I think I must have a different take on redemption than other people. See, I don’t think that you necessarily have to want redemption to be redeemed. I don’t think you have to set out on some hero’s journey with the whole goal in mind that you’re going to get your ass some redemption. I think redemption is more about the things you do, not the things you say.
Jaime may not ever say “I want to atone for my crimes” … he doesn’t have to. His actions say that. When he’s writing in the White Book, it’s obvious that he’s not the man he always dreamed he’d be, it’s obvious that his life didn’t go the way he wanted it to. It’s obvious that he does want to set things right.
And for what it’s worth, he does admit to feeling shame for what he’s done. He tells Cersei that he’s not ashamed of loving her, only of the things he did because of that love. That includes, more than anything, I would think, pushing Bran out the window. He doesn’t have to spend a million chapters bemoaning this shit. That’s not who he is. But he DOES feel guilt for it. And to say he doesn’t want to suffer to make up for anything — well, again, you don’t have to WANT it for it to happen. Jaime lost his sword hand. It was his entire identity. And losing it fundamentally changed him, whether he wanted it to or not. He doesn’t see the world the same way as he did before that happened.

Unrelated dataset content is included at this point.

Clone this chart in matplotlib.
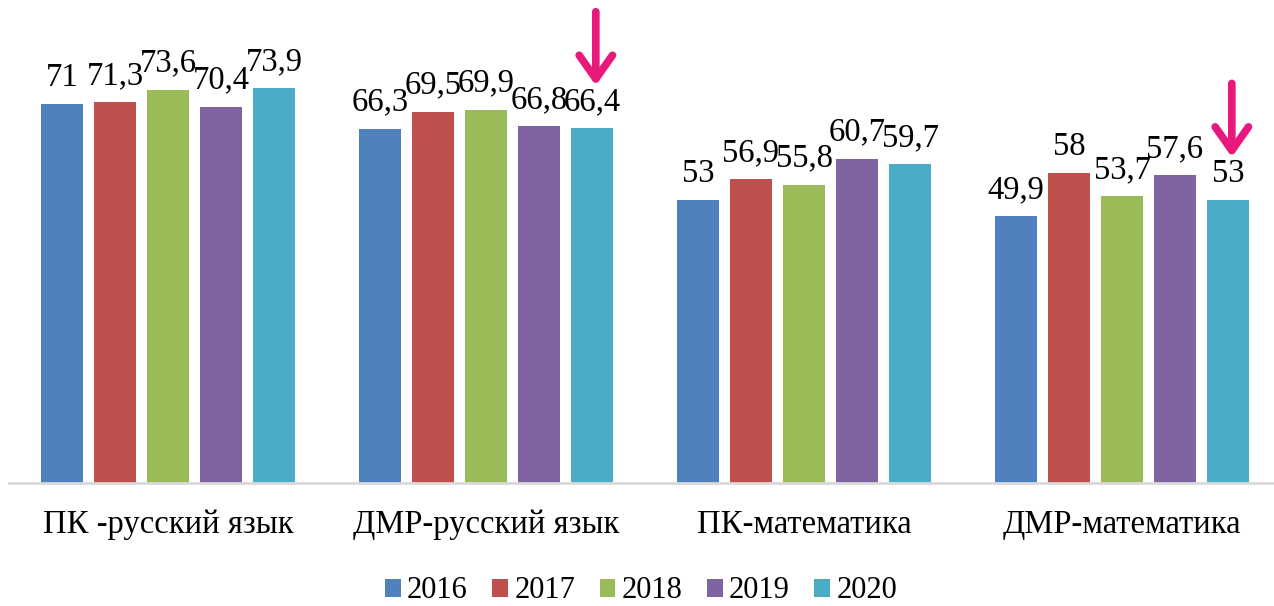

I don’t think redemption is a dirty word. I don’t think it’s a bad thing. I don’t think it automatically means you’re a fucking white hat who never does anything wrong. But he’s clearly not happy with the status quo, or where his life has ended up. I don’t think Jaime is Azor Ahai reborn or anything, god no (though that would be some hilarious trolling on GRRM’s part oh god). To me, redemption simply means being dissatisfied with where you’ve ended up and wanting to do BETTER. I don’t think anyone can argue that Jaime is at that point, whether he realizes it or not (and I don’t think that he actually DOES). But why else would he have given Brienne Oathkeeper and sent her to find Sansa — whom he even SAYS is his last chance for honor?
I don’t expect everyone to agree with me. I don’t CARE if you don’t. This is what makes Jaime such a fascinating character, because there are so many ways to read this character, so many different takes on who he is. I see some people say he’s a villain, some people say he’s neither good nor evil, and some people (like me), who think he IS a good man, with about a million shades of grey making up who he is. None of these interpretations are wrong. Jaime is complex. That’s why we love him (or love to hate him).
I mean, he says it himself. There are no men like him. There’s only him.